**Stated goal:** Can the data below be echoed back word for word?
## begin Records to use
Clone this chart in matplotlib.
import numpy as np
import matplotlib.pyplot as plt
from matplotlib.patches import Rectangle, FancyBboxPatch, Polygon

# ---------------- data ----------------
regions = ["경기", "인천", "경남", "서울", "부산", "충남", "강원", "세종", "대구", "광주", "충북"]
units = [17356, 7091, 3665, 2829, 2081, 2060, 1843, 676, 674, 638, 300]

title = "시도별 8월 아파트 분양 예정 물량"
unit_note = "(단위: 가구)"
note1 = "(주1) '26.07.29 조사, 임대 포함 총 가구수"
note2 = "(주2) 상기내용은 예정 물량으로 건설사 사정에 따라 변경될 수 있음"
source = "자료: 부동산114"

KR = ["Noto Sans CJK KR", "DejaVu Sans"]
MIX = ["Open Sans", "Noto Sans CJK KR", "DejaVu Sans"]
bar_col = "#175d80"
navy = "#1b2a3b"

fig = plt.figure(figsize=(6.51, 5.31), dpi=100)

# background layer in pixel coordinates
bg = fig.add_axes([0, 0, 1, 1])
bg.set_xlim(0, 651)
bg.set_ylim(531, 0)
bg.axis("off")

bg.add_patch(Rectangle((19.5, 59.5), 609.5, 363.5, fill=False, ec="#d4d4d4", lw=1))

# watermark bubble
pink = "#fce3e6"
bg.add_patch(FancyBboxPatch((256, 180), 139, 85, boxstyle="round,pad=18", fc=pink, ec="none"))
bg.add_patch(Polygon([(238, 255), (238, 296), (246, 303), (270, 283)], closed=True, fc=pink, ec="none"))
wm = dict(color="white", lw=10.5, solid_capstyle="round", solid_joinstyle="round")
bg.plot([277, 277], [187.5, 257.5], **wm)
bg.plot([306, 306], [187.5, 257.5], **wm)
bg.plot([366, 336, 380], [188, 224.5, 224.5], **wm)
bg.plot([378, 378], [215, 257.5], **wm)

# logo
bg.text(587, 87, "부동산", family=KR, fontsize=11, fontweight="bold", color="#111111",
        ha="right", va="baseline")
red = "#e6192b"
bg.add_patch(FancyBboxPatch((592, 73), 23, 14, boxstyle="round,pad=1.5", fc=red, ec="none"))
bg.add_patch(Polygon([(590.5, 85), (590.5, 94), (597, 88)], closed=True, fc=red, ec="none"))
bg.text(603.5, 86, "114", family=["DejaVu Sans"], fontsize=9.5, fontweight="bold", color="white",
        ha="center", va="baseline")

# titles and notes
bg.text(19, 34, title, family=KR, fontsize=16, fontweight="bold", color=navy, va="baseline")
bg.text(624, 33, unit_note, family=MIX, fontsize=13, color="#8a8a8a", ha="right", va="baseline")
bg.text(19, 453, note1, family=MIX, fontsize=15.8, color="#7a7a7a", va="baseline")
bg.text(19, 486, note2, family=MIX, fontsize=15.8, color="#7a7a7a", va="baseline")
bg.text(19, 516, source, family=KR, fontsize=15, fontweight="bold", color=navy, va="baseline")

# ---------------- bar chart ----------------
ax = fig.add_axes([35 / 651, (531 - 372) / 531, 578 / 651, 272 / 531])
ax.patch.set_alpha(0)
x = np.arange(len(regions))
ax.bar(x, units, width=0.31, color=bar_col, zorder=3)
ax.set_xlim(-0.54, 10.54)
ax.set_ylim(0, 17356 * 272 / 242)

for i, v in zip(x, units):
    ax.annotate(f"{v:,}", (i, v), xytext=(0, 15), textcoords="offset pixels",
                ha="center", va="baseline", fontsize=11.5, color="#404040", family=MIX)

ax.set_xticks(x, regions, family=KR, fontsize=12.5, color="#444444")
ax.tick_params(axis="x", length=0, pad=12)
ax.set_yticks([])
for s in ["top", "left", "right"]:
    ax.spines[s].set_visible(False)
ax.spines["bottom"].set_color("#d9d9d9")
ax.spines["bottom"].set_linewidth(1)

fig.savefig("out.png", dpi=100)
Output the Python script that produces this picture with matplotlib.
## end Records to use
**Output for this exercise:**
Clone this chart in matplotlib.
import numpy as np
import matplotlib.pyplot as plt
from matplotlib.patches import Rectangle, FancyBboxPatch, Polygon

# ---------------- data ----------------
regions = ["경기", "인천", "경남", "서울", "부산", "충남", "강원", "세종", "대구", "광주", "충북"]
units = [17356, 7091, 3665, 2829, 2081, 2060, 1843, 676, 674, 638, 300]

title = "시도별 8월 아파트 분양 예정 물량"
unit_note = "(단위: 가구)"
note1 = "(주1) '26.07.29 조사, 임대 포함 총 가구수"
note2 = "(주2) 상기내용은 예정 물량으로 건설사 사정에 따라 변경될 수 있음"
source = "자료: 부동산114"

KR = ["Noto Sans CJK KR", "DejaVu Sans"]
MIX = ["Open Sans", "Noto Sans CJK KR", "DejaVu Sans"]
bar_col = "#175d80"
navy = "#1b2a3b"

fig = plt.figure(figsize=(6.51, 5.31), dpi=100)

# background layer in pixel coordinates
bg = fig.add_axes([0, 0, 1, 1])
bg.set_xlim(0, 651)
bg.set_ylim(531, 0)
bg.axis("off")

bg.add_patch(Rectangle((19.5, 59.5), 609.5, 363.5, fill=False, ec="#d4d4d4", lw=1))

# watermark bubble
pink = "#fce3e6"
bg.add_patch(FancyBboxPatch((256, 180), 139, 85, boxstyle="round,pad=18", fc=pink, ec="none"))
bg.add_patch(Polygon([(238, 255), (238, 296), (246, 303), (270, 283)], closed=True, fc=pink, ec="none"))
wm = dict(color="white", lw=10.5, solid_capstyle="round", solid_joinstyle="round")
bg.plot([277, 277], [187.5, 257.5], **wm)
bg.plot([306, 306], [187.5, 257.5], **wm)
bg.plot([366, 336, 380], [188, 224.5, 224.5], **wm)
bg.plot([378, 378], [215, 257.5], **wm)

# logo
bg.text(587, 87, "부동산", family=KR, fontsize=11, fontweight="bold", color="#111111",
        ha="right", va="baseline")
red = "#e6192b"
bg.add_patch(FancyBboxPatch((592, 73), 23, 14, boxstyle="round,pad=1.5", fc=red, ec="none"))
bg.add_patch(Polygon([(590.5, 85), (590.5, 94), (597, 88)], closed=True, fc=red, ec="none"))
bg.text(603.5, 86, "114", family=["DejaVu Sans"], fontsize=9.5, fontweight="bold", color="white",
        ha="center", va="baseline")

# titles and notes
bg.text(19, 34, title, family=KR, fontsize=16, fontweight="bold", color=navy, va="baseline")
bg.text(624, 33, unit_note, family=MIX, fontsize=13, color="#8a8a8a", ha="right", va="baseline")
bg.text(19, 453, note1, family=MIX, fontsize=15.8, color="#7a7a7a", va="baseline")
bg.text(19, 486, note2, family=MIX, fontsize=15.8, color="#7a7a7a", va="baseline")
bg.text(19, 516, source, family=KR, fontsize=15, fontweight="bold", color=navy, va="baseline")

# ---------------- bar chart ----------------
ax = fig.add_axes([35 / 651, (531 - 372) / 531, 578 / 651, 272 / 531])
ax.patch.set_alpha(0)
x = np.arange(len(regions))
ax.bar(x, units, width=0.31, color=bar_col, zorder=3)
ax.set_xlim(-0.54, 10.54)
ax.set_ylim(0, 17356 * 272 / 242)

for i, v in zip(x, units):
    ax.annotate(f"{v:,}", (i, v), xytext=(0, 15), textcoords="offset pixels",
                ha="center", va="baseline", fontsize=11.5, color="#404040", family=MIX)

ax.set_xticks(x, regions, family=KR, fontsize=12.5, color="#444444")
ax.tick_params(axis="x", length=0, pad=12)
ax.set_yticks([])
for s in ["top", "left", "right"]:
    ax.spines[s].set_visible(False)
ax.spines["bottom"].set_color("#d9d9d9")
ax.spines["bottom"].set_linewidth(1)

fig.savefig("out.png", dpi=100)
Output the Python script that produces this picture with matplotlib.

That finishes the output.